Transit “capacity” is a function of traffic density, rather than “boardings” or “passengers.” In other words, the shorter the average travel distance, the greater the number of passengers that can be carried, all else equal. This fact was well known to a previous generation of transit professionals:
. . . allowance must be made for the difference in length of haul [i.e. average travel distance], as with a shorter haul more passengers per mile can be carried (Taylor 1913).
The amount of work that can be performed over a given length of line, during a given interval, is finite. There are well-defined limits to the number of vehicles that can be operated safely, or efficiently, over a given length of line during a given interval. Although less well defined, the number of people who will choose to occupy an enclosed space such as a transit vehicle is also limited. Therefore, the number of passenger-miles that a transit service can carry is limited; the number of passengers, at least in theory, is not. As illustrated below, the shorter the average travel distance (ATD), the greater the number of passengers that can be carried, all else equal.
In the hypothetical examples above, a 100-passenger vehicle operates between line terminals spaced one mile apart. We have attempted to keep things simple by considering only a single one-way trip, within a fixed interval of unspecified duration.
In Case A, 100 passengers board the vehicle and alight after one mile. The vehicle carries 100 passengers, and 100 passenger-miles; the ATD is one mile.

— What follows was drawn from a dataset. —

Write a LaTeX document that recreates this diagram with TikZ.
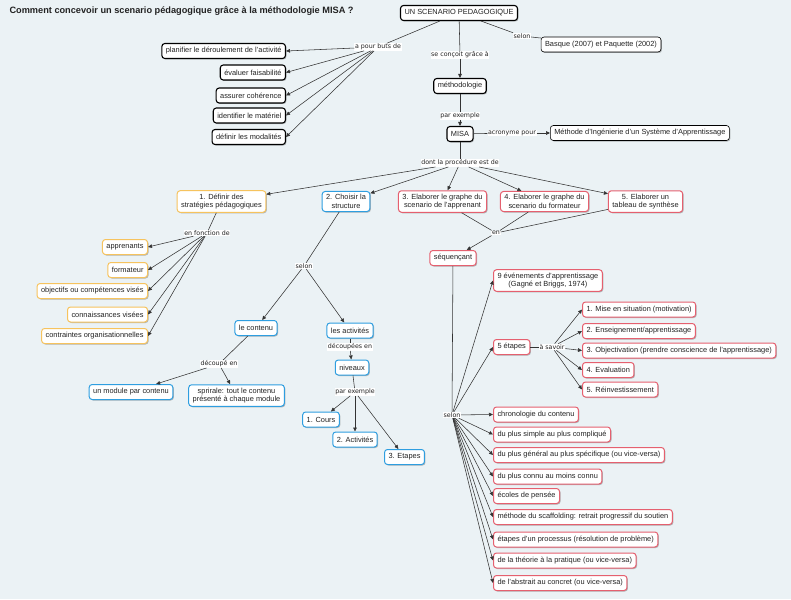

In Case B, 100 passengers board the vehicle and alight at an intermediate stop. An additional 100 passengers then board, and alight at the end of the line. The vehicle carries 200 passengers. However, the passenger-mile count remains unchanged because the average number of persons aboard between terminals does not change. In other words, 200 passengers travel aboard the vehicle for an average distance of 0.5 mile, rather than 1.0 mile as in Case A.
In Case C, 100 passengers board the vehicle and alight at the first of two intermediate stops. Another 100 customers then board, and alight at the second intermediate stop. A third group of 100 passengers then boards, and rides the end of the line. The vehicle carries 300 passengers, but the passenger-mile count again remains unchanged. The ATD is 1/3 (0.33) mile.

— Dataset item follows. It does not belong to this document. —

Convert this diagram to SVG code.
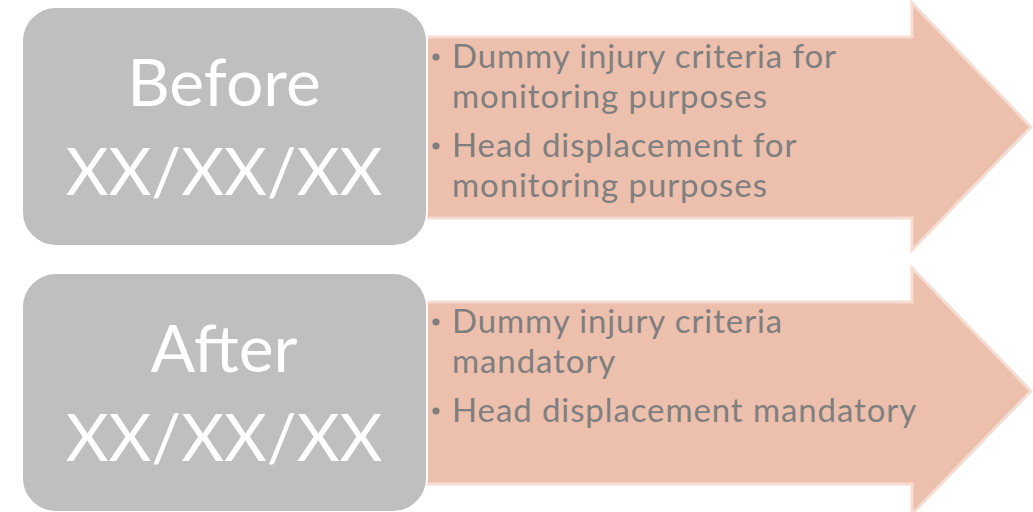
<svg xmlns="http://www.w3.org/2000/svg" width="1033" height="512" viewBox="0 0 1033 512">
<style>
.arrow{fill:#edbfad;stroke:#f6dcd1;stroke-width:3}
.box{fill:#bfbfbf;stroke:#ffffff;stroke-width:2}
.big{font-family:Lato,"Open Sans",sans-serif;font-size:66px;fill:#ffffff;text-anchor:middle}
.bul{font-family:Lato,"Open Sans",sans-serif;font-size:33px;letter-spacing:0.9px;fill:#7f7f7f}
.dot{fill:#7f7f7f}
</style>
<rect width="1033" height="512" fill="#ffffff"/>
<g id="connectors">
<path id="arrow1" class="arrow" d="M420,37 L912,37 L912,3 L1031,127 L912,250 L912,218 L420,218 Z"/>
<path id="arrow2" class="arrow" d="M420,302 L912,302 L912,268 L1031,391 L912,514 L912,484 L420,484 Z"/>
</g>
<g id="before">
<rect class="box" x="22" y="7" width="405" height="239" rx="34"/>
<text class="big" x="224" y="106">Before</text>
<text class="big" x="224" y="195">XX/XX/XX</text>
</g>
<g id="after">
<rect class="box" x="22" y="273" width="405" height="239" rx="34"/>
<text class="big" x="224" y="372">After</text>
<text class="big" x="224" y="461">XX/XX/XX</text>
</g>
<g id="before-notes">
<circle class="dot" cx="436" cy="57" r="3.6"/>
<text class="bul" x="452" y="68">Dummy injury criteria for</text>
<text class="bul" x="452" y="108">monitoring purposes</text>
<circle class="dot" cx="436" cy="146" r="3.6"/>
<text class="bul" x="452" y="157">Head displacement for</text>
<text class="bul" x="452" y="197">monitoring purposes</text>
</g>
<g id="after-notes">
<circle class="dot" cx="436" cy="322" r="3.6"/>
<text class="bul" x="452" y="333">Dummy injury criteria</text>
<text class="bul" x="452" y="373">mandatory</text>
<circle class="dot" cx="436" cy="411" r="3.6"/>
<text class="bul" x="452" y="422">Head displacement mandatory</text>
</g>
</svg>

One could continue this exercise by adding stations. Although the passenger-mile count would not change, the number of passengers could in theory become very large as ATD became very small. An important inference from Taylor (1913) is that corridors with relatively higher ATD require more service than one with relatively lower ATD. This may be demonstrated mathematically as follows:
A.) Traffic density = Service effectiveness * Service density
where:
ATD = average travel distance (e.g. miles or kilometers), with route length expressed in the same unit.
Traffic density = (passenger boardings * ATD) / route length, relative to some interval.
Service effectiveness = passenger-miles [or km] / vehicle-miles [or km].
Service density = vehicle-miles / route length, relative to the same interval as traffic density.
“Service effectiveness” may also be interpreted as “vehicle occupancy,” the average number of passengers aboard each vehicle when in service. Equation A.) above implies that a higher ATD will lead to a larger number of people aboard each vehicle, all else equal – including the number of boarding passengers.
A transit facility that carries a large number of boarding passengers can use relatively small vehicles if ATD is sufficiently low (and boardings are distributed along the line rather than concentrated in a few locations). For example, given a very low ATD, a rail line could use vehicles as small as the “Birney Safety Car,” which was typically 26 feet (8 meters) in length. However, the same line, with the same number of weekday boardings might require 90-foot (27-meter) articulated vehicles given a sufficiently high ATD.
Reynolds, D. J. 1971. Research Monograph No. 3: The Urban Transport Problem in Canada, 1970-2000. (Prepared for the Honourable R. K. Andras, Minister Responsible for Housing, Government of Canada.) Ottawa.
Taylor, Abraham Merritt. 1913. Report of Transit Commissioner, Volume 1. Philadelphia: City of Philadelphia.